Transcribe the listing verbatim. Do not carry over any pictures.
--- Start Data lines ---
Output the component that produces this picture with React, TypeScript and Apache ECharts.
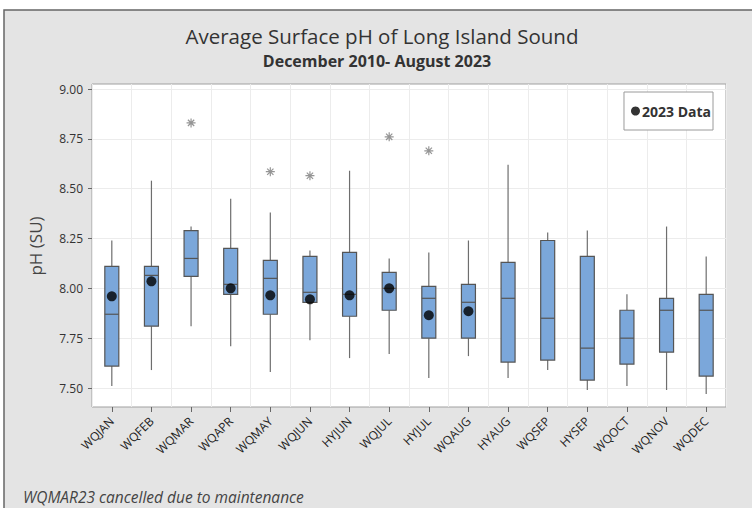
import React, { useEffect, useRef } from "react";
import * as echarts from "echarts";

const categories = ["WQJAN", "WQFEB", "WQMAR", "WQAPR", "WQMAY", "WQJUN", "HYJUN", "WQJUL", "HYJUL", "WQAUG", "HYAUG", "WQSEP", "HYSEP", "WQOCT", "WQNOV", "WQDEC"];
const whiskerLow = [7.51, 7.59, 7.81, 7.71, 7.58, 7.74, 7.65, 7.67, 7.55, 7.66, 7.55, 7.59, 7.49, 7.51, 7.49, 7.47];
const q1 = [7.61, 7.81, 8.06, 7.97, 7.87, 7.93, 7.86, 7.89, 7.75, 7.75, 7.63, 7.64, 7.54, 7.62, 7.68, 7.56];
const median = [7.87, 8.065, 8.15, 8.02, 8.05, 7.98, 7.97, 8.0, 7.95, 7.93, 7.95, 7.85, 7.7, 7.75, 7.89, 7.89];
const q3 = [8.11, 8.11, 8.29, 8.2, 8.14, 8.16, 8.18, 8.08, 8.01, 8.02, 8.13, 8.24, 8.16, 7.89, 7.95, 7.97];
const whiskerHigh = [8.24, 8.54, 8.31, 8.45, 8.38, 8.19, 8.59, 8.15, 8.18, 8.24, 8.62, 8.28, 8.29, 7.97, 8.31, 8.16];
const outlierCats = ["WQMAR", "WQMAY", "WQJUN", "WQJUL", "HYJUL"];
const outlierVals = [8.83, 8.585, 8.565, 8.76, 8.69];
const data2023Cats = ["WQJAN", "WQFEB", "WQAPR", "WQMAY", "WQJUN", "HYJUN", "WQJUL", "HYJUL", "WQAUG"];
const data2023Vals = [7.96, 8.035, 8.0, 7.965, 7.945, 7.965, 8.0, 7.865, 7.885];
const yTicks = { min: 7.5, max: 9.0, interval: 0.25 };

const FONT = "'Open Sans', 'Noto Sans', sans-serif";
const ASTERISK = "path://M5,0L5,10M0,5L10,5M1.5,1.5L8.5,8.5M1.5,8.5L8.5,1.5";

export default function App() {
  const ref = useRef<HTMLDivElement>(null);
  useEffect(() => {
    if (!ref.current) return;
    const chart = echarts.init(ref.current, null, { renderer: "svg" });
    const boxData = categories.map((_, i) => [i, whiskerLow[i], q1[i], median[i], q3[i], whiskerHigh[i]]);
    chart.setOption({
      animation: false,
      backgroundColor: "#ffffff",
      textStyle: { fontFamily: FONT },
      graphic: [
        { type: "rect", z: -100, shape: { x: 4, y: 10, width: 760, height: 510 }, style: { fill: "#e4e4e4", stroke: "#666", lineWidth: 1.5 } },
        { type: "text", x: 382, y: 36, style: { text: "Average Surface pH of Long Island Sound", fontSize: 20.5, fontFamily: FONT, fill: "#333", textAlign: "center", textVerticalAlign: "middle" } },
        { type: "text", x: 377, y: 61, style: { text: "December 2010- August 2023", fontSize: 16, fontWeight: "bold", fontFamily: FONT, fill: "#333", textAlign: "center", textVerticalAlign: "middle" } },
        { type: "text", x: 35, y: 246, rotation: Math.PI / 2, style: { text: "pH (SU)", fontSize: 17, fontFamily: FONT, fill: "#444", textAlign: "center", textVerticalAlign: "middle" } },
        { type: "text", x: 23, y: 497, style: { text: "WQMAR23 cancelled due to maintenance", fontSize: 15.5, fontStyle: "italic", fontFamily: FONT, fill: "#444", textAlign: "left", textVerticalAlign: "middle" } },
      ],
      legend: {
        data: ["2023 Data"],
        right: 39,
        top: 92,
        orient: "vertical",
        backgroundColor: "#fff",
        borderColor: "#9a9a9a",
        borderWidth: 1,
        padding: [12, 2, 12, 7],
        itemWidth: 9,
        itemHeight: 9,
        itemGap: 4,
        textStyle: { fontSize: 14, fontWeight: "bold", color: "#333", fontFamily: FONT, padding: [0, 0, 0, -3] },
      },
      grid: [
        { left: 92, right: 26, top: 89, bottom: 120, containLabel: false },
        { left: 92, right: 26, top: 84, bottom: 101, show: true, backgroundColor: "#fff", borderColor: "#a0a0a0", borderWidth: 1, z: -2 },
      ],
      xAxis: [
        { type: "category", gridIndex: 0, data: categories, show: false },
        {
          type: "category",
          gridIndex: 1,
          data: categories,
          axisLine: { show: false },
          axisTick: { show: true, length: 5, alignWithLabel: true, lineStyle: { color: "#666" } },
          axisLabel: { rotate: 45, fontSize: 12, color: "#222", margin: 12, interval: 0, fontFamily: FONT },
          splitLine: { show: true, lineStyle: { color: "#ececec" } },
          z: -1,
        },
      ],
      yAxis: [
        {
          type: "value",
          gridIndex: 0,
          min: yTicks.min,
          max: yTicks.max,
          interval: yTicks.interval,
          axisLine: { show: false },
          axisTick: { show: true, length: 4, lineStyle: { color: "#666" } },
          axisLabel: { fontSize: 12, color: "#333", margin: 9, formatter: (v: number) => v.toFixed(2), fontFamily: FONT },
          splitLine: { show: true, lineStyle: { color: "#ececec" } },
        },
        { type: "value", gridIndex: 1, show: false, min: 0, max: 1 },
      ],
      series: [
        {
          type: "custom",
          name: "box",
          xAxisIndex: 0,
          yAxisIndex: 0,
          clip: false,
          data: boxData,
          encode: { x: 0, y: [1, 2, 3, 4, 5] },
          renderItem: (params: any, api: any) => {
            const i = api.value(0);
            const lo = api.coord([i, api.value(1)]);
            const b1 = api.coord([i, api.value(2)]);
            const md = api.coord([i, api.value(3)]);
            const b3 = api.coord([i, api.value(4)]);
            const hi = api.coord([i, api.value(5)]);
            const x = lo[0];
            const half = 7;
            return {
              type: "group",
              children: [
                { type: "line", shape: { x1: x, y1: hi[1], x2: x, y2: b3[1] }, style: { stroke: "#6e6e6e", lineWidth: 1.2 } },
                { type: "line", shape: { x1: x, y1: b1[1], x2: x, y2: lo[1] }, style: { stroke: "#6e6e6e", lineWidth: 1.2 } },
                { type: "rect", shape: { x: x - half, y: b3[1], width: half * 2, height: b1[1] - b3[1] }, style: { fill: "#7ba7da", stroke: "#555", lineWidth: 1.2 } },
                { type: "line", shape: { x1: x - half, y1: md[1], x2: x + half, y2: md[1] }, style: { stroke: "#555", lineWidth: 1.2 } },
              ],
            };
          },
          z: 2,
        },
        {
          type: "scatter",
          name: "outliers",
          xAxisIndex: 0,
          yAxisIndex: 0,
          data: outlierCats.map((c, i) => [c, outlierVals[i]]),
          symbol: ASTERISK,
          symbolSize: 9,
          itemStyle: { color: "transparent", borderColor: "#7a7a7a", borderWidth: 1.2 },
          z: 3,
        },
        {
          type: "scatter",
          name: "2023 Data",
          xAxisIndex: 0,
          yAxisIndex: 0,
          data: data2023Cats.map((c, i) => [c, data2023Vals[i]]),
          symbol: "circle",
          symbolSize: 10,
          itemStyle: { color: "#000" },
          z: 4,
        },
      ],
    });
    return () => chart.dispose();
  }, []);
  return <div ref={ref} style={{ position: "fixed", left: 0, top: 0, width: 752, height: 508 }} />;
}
--- End Data lines ---
*Exercise output:*
Output the component that produces this picture with React, TypeScript and Apache ECharts.
import React, { useEffect, useRef } from "react";
import * as echarts from "echarts";

const categories = ["WQJAN", "WQFEB", "WQMAR", "WQAPR", "WQMAY", "WQJUN", "HYJUN", "WQJUL", "HYJUL", "WQAUG", "HYAUG", "WQSEP", "HYSEP", "WQOCT", "WQNOV", "WQDEC"];
const whiskerLow = [7.51, 7.59, 7.81, 7.71, 7.58, 7.74, 7.65, 7.67, 7.55, 7.66, 7.55, 7.59, 7.49, 7.51, 7.49, 7.47];
const q1 = [7.61, 7.81, 8.06, 7.97, 7.87, 7.93, 7.86, 7.89, 7.75, 7.75, 7.63, 7.64, 7.54, 7.62, 7.68, 7.56];
const median = [7.87, 8.065, 8.15, 8.02, 8.05, 7.98, 7.97, 8.0, 7.95, 7.93, 7.95, 7.85, 7.7, 7.75, 7.89, 7.89];
const q3 = [8.11, 8.11, 8.29, 8.2, 8.14, 8.16, 8.18, 8.08, 8.01, 8.02, 8.13, 8.24, 8.16, 7.89, 7.95, 7.97];
const whiskerHigh = [8.24, 8.54, 8.31, 8.45, 8.38, 8.19, 8.59, 8.15, 8.18, 8.24, 8.62, 8.28, 8.29, 7.97, 8.31, 8.16];
const outlierCats = ["WQMAR", "WQMAY", "WQJUN", "WQJUL", "HYJUL"];
const outlierVals = [8.83, 8.585, 8.565, 8.76, 8.69];
const data2023Cats = ["WQJAN", "WQFEB", "WQAPR", "WQMAY", "WQJUN", "HYJUN", "WQJUL", "HYJUL", "WQAUG"];
const data2023Vals = [7.96, 8.035, 8.0, 7.965, 7.945, 7.965, 8.0, 7.865, 7.885];
const yTicks = { min: 7.5, max: 9.0, interval: 0.25 };

const FONT = "'Open Sans', 'Noto Sans', sans-serif";
const ASTERISK = "path://M5,0L5,10M0,5L10,5M1.5,1.5L8.5,8.5M1.5,8.5L8.5,1.5";

export default function App() {
  const ref = useRef<HTMLDivElement>(null);
  useEffect(() => {
    if (!ref.current) return;
    const chart = echarts.init(ref.current, null, { renderer: "svg" });
    const boxData = categories.map((_, i) => [i, whiskerLow[i], q1[i], median[i], q3[i], whiskerHigh[i]]);
    chart.setOption({
      animation: false,
      backgroundColor: "#ffffff",
      textStyle: { fontFamily: FONT },
      graphic: [
        { type: "rect", z: -100, shape: { x: 4, y: 10, width: 760, height: 510 }, style: { fill: "#e4e4e4", stroke: "#666", lineWidth: 1.5 } },
        { type: "text", x: 382, y: 36, style: { text: "Average Surface pH of Long Island Sound", fontSize: 20.5, fontFamily: FONT, fill: "#333", textAlign: "center", textVerticalAlign: "middle" } },
        { type: "text", x: 377, y: 61, style: { text: "December 2010- August 2023", fontSize: 16, fontWeight: "bold", fontFamily: FONT, fill: "#333", textAlign: "center", textVerticalAlign: "middle" } },
        { type: "text", x: 35, y: 246, rotation: Math.PI / 2, style: { text: "pH (SU)", fontSize: 17, fontFamily: FONT, fill: "#444", textAlign: "center", textVerticalAlign: "middle" } },
        { type: "text", x: 23, y: 497, style: { text: "WQMAR23 cancelled due to maintenance", fontSize: 15.5, fontStyle: "italic", fontFamily: FONT, fill: "#444", textAlign: "left", textVerticalAlign: "middle" } },
      ],
      legend: {
        data: ["2023 Data"],
        right: 39,
        top: 92,
        orient: "vertical",
        backgroundColor: "#fff",
        borderColor: "#9a9a9a",
        borderWidth: 1,
        padding: [12, 2, 12, 7],
        itemWidth: 9,
        itemHeight: 9,
        itemGap: 4,
        textStyle: { fontSize: 14, fontWeight: "bold", color: "#333", fontFamily: FONT, padding: [0, 0, 0, -3] },
      },
      grid: [
        { left: 92, right: 26, top: 89, bottom: 120, containLabel: false },
        { left: 92, right: 26, top: 84, bottom: 101, show: true, backgroundColor: "#fff", borderColor: "#a0a0a0", borderWidth: 1, z: -2 },
      ],
      xAxis: [
        { type: "category", gridIndex: 0, data: categories, show: false },
        {
          type: "category",
          gridIndex: 1,
          data: categories,
          axisLine: { show: false },
          axisTick: { show: true, length: 5, alignWithLabel: true, lineStyle: { color: "#666" } },
          axisLabel: { rotate: 45, fontSize: 12, color: "#222", margin: 12, interval: 0, fontFamily: FONT },
          splitLine: { show: true, lineStyle: { color: "#ececec" } },
          z: -1,
        },
      ],
      yAxis: [
        {
          type: "value",
          gridIndex: 0,
          min: yTicks.min,
          max: yTicks.max,
          interval: yTicks.interval,
          axisLine: { show: false },
          axisTick: { show: true, length: 4, lineStyle: { color: "#666" } },
          axisLabel: { fontSize: 12, color: "#333", margin: 9, formatter: (v: number) => v.toFixed(2), fontFamily: FONT },
          splitLine: { show: true, lineStyle: { color: "#ececec" } },
        },
        { type: "value", gridIndex: 1, show: false, min: 0, max: 1 },
      ],
      series: [
        {
          type: "custom",
          name: "box",
          xAxisIndex: 0,
          yAxisIndex: 0,
          clip: false,
          data: boxData,
          encode: { x: 0, y: [1, 2, 3, 4, 5] },
          renderItem: (params: any, api: any) => {
            const i = api.value(0);
            const lo = api.coord([i, api.value(1)]);
            const b1 = api.coord([i, api.value(2)]);
            const md = api.coord([i, api.value(3)]);
            const b3 = api.coord([i, api.value(4)]);
            const hi = api.coord([i, api.value(5)]);
            const x = lo[0];
            const half = 7;
            return {
              type: "group",
              children: [
                { type: "line", shape: { x1: x, y1: hi[1], x2: x, y2: b3[1] }, style: { stroke: "#6e6e6e", lineWidth: 1.2 } },
                { type: "line", shape: { x1: x, y1: b1[1], x2: x, y2: lo[1] }, style: { stroke: "#6e6e6e", lineWidth: 1.2 } },
                { type: "rect", shape: { x: x - half, y: b3[1], width: half * 2, height: b1[1] - b3[1] }, style: { fill: "#7ba7da", stroke: "#555", lineWidth: 1.2 } },
                { type: "line", shape: { x1: x - half, y1: md[1], x2: x + half, y2: md[1] }, style: { stroke: "#555", lineWidth: 1.2 } },
              ],
            };
          },
          z: 2,
        },
        {
          type: "scatter",
          name: "outliers",
          xAxisIndex: 0,
          yAxisIndex: 0,
          data: outlierCats.map((c, i) => [c, outlierVals[i]]),
          symbol: ASTERISK,
          symbolSize: 9,
          itemStyle: { color: "transparent", borderColor: "#7a7a7a", borderWidth: 1.2 },
          z: 3,
        },
        {
          type: "scatter",
          name: "2023 Data",
          xAxisIndex: 0,
          yAxisIndex: 0,
          data: data2023Cats.map((c, i) => [c, data2023Vals[i]]),
          symbol: "circle",
          symbolSize: 10,
          itemStyle: { color: "#000" },
          z: 4,
        },
      ],
    });
    return () => chart.dispose();
  }, []);
  return <div ref={ref} style={{ position: "fixed", left: 0, top: 0, width: 752, height: 508 }} />;
}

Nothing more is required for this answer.